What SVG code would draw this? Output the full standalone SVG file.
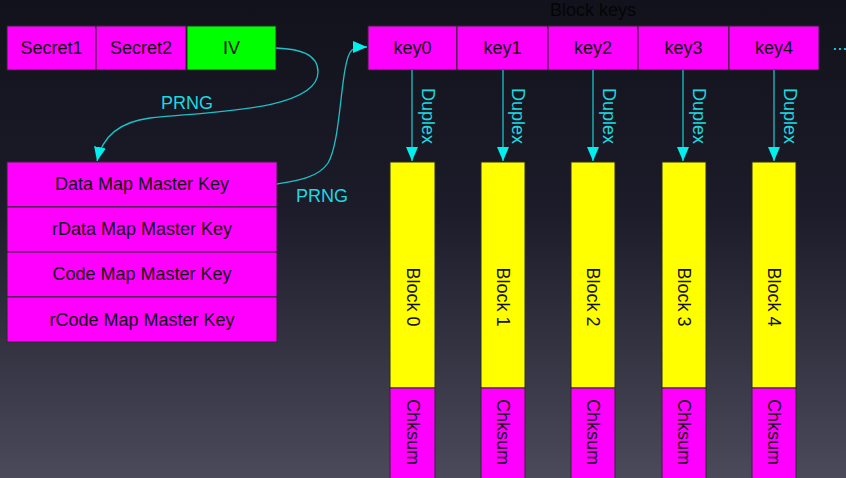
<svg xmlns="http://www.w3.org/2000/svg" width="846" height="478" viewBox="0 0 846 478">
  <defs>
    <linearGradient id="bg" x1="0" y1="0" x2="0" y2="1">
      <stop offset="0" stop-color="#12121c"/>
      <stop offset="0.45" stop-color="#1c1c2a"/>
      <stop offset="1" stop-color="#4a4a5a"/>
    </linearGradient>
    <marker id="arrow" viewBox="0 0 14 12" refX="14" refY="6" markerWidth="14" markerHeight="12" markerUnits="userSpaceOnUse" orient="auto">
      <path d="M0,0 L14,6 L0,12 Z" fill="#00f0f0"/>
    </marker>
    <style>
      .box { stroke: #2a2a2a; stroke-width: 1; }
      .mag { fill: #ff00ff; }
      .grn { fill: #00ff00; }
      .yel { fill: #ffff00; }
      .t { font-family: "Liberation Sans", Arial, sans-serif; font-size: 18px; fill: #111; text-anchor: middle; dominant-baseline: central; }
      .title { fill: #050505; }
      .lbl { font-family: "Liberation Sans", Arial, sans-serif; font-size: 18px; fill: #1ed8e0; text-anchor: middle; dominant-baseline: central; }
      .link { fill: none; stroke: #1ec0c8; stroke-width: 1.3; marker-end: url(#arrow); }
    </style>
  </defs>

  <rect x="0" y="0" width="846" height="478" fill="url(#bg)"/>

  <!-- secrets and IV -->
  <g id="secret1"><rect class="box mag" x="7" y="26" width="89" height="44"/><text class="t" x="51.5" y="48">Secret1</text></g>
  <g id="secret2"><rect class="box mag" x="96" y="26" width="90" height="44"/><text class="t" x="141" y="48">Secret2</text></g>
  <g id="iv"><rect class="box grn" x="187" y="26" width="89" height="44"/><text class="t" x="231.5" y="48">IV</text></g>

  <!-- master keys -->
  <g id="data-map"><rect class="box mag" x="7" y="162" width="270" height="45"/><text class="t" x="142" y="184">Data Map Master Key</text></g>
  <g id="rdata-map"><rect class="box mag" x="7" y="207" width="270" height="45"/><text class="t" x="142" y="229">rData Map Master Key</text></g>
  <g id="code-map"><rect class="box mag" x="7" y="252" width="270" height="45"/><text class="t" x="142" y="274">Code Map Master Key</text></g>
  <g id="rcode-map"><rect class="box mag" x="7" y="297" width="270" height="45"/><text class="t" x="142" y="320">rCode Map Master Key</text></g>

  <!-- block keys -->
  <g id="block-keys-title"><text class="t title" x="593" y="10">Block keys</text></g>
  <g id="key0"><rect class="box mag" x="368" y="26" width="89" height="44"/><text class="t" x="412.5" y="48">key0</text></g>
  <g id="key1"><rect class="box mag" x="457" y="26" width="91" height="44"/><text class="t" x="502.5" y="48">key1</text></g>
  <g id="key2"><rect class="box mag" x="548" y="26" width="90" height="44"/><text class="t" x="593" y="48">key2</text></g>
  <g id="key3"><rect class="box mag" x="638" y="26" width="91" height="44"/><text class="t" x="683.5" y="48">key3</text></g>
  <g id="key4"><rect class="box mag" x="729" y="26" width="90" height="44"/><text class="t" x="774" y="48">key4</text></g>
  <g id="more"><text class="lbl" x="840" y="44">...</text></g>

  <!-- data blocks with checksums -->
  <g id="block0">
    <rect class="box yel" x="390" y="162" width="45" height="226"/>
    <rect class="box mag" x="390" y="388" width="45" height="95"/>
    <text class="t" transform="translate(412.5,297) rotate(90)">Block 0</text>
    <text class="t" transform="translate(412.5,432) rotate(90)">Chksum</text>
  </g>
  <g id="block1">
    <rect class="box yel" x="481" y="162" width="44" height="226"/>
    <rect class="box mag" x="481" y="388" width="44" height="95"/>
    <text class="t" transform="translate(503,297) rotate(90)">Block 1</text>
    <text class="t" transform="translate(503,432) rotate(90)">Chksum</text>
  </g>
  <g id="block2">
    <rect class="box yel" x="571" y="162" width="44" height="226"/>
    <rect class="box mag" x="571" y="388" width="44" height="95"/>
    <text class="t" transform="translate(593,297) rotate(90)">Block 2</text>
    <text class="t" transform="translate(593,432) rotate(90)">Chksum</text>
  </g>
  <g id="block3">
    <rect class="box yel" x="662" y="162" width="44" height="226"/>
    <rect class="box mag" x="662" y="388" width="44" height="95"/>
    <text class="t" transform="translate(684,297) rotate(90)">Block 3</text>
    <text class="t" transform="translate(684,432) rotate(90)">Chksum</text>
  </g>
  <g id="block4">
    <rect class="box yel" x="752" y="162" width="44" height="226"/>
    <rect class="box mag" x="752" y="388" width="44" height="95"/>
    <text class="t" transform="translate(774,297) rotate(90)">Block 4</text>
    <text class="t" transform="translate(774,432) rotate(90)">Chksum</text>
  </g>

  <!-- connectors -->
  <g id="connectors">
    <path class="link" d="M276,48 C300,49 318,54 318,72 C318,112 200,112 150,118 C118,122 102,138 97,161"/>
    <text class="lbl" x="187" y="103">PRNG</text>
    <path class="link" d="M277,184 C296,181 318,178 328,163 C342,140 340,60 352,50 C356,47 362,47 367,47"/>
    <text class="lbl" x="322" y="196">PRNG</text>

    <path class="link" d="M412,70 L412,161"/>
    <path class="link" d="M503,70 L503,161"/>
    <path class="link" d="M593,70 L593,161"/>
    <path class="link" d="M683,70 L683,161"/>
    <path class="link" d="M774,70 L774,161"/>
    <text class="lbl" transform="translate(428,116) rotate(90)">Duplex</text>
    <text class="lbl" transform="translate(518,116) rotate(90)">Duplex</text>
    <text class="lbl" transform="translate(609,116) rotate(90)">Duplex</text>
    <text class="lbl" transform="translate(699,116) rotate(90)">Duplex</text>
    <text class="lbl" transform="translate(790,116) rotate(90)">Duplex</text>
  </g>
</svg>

#####

◆ **Problem**
Return the full material word for word. Do not include the pictures.

◆ **Exercise output**
What SVG code would draw this? Output the full standalone SVG file.
<svg xmlns="http://www.w3.org/2000/svg" width="846" height="478" viewBox="0 0 846 478">
  <defs>
    <linearGradient id="bg" x1="0" y1="0" x2="0" y2="1">
      <stop offset="0" stop-color="#12121c"/>
      <stop offset="0.45" stop-color="#1c1c2a"/>
      <stop offset="1" stop-color="#4a4a5a"/>
    </linearGradient>
    <marker id="arrow" viewBox="0 0 14 12" refX="14" refY="6" markerWidth="14" markerHeight="12" markerUnits="userSpaceOnUse" orient="auto">
      <path d="M0,0 L14,6 L0,12 Z" fill="#00f0f0"/>
    </marker>
    <style>
      .box { stroke: #2a2a2a; stroke-width: 1; }
      .mag { fill: #ff00ff; }
      .grn { fill: #00ff00; }
      .yel { fill: #ffff00; }
      .t { font-family: "Liberation Sans", Arial, sans-serif; font-size: 18px; fill: #111; text-anchor: middle; dominant-baseline: central; }
      .title { fill: #050505; }
      .lbl { font-family: "Liberation Sans", Arial, sans-serif; font-size: 18px; fill: #1ed8e0; text-anchor: middle; dominant-baseline: central; }
      .link { fill: none; stroke: #1ec0c8; stroke-width: 1.3; marker-end: url(#arrow); }
    </style>
  </defs>

  <rect x="0" y="0" width="846" height="478" fill="url(#bg)"/>

  <!-- secrets and IV -->
  <g id="secret1"><rect class="box mag" x="7" y="26" width="89" height="44"/><text class="t" x="51.5" y="48">Secret1</text></g>
  <g id="secret2"><rect class="box mag" x="96" y="26" width="90" height="44"/><text class="t" x="141" y="48">Secret2</text></g>
  <g id="iv"><rect class="box grn" x="187" y="26" width="89" height="44"/><text class="t" x="231.5" y="48">IV</text></g>

  <!-- master keys -->
  <g id="data-map"><rect class="box mag" x="7" y="162" width="270" height="45"/><text class="t" x="142" y="184">Data Map Master Key</text></g>
  <g id="rdata-map"><rect class="box mag" x="7" y="207" width="270" height="45"/><text class="t" x="142" y="229">rData Map Master Key</text></g>
  <g id="code-map"><rect class="box mag" x="7" y="252" width="270" height="45"/><text class="t" x="142" y="274">Code Map Master Key</text></g>
  <g id="rcode-map"><rect class="box mag" x="7" y="297" width="270" height="45"/><text class="t" x="142" y="320">rCode Map Master Key</text></g>

  <!-- block keys -->
  <g id="block-keys-title"><text class="t title" x="593" y="10">Block keys</text></g>
  <g id="key0"><rect class="box mag" x="368" y="26" width="89" height="44"/><text class="t" x="412.5" y="48">key0</text></g>
  <g id="key1"><rect class="box mag" x="457" y="26" width="91" height="44"/><text class="t" x="502.5" y="48">key1</text></g>
  <g id="key2"><rect class="box mag" x="548" y="26" width="90" height="44"/><text class="t" x="593" y="48">key2</text></g>
  <g id="key3"><rect class="box mag" x="638" y="26" width="91" height="44"/><text class="t" x="683.5" y="48">key3</text></g>
  <g id="key4"><rect class="box mag" x="729" y="26" width="90" height="44"/><text class="t" x="774" y="48">key4</text></g>
  <g id="more"><text class="lbl" x="840" y="44">...</text></g>

  <!-- data blocks with checksums -->
  <g id="block0">
    <rect class="box yel" x="390" y="162" width="45" height="226"/>
    <rect class="box mag" x="390" y="388" width="45" height="95"/>
    <text class="t" transform="translate(412.5,297) rotate(90)">Block 0</text>
    <text class="t" transform="translate(412.5,432) rotate(90)">Chksum</text>
  </g>
  <g id="block1">
    <rect class="box yel" x="481" y="162" width="44" height="226"/>
    <rect class="box mag" x="481" y="388" width="44" height="95"/>
    <text class="t" transform="translate(503,297) rotate(90)">Block 1</text>
    <text class="t" transform="translate(503,432) rotate(90)">Chksum</text>
  </g>
  <g id="block2">
    <rect class="box yel" x="571" y="162" width="44" height="226"/>
    <rect class="box mag" x="571" y="388" width="44" height="95"/>
    <text class="t" transform="translate(593,297) rotate(90)">Block 2</text>
    <text class="t" transform="translate(593,432) rotate(90)">Chksum</text>
  </g>
  <g id="block3">
    <rect class="box yel" x="662" y="162" width="44" height="226"/>
    <rect class="box mag" x="662" y="388" width="44" height="95"/>
    <text class="t" transform="translate(684,297) rotate(90)">Block 3</text>
    <text class="t" transform="translate(684,432) rotate(90)">Chksum</text>
  </g>
  <g id="block4">
    <rect class="box yel" x="752" y="162" width="44" height="226"/>
    <rect class="box mag" x="752" y="388" width="44" height="95"/>
    <text class="t" transform="translate(774,297) rotate(90)">Block 4</text>
    <text class="t" transform="translate(774,432) rotate(90)">Chksum</text>
  </g>

  <!-- connectors -->
  <g id="connectors">
    <path class="link" d="M276,48 C300,49 318,54 318,72 C318,112 200,112 150,118 C118,122 102,138 97,161"/>
    <text class="lbl" x="187" y="103">PRNG</text>
    <path class="link" d="M277,184 C296,181 318,178 328,163 C342,140 340,60 352,50 C356,47 362,47 367,47"/>
    <text class="lbl" x="322" y="196">PRNG</text>

    <path class="link" d="M412,70 L412,161"/>
    <path class="link" d="M503,70 L503,161"/>
    <path class="link" d="M593,70 L593,161"/>
    <path class="link" d="M683,70 L683,161"/>
    <path class="link" d="M774,70 L774,161"/>
    <text class="lbl" transform="translate(428,116) rotate(90)">Duplex</text>
    <text class="lbl" transform="translate(518,116) rotate(90)">Duplex</text>
    <text class="lbl" transform="translate(609,116) rotate(90)">Duplex</text>
    <text class="lbl" transform="translate(699,116) rotate(90)">Duplex</text>
    <text class="lbl" transform="translate(790,116) rotate(90)">Duplex</text>
  </g>
</svg>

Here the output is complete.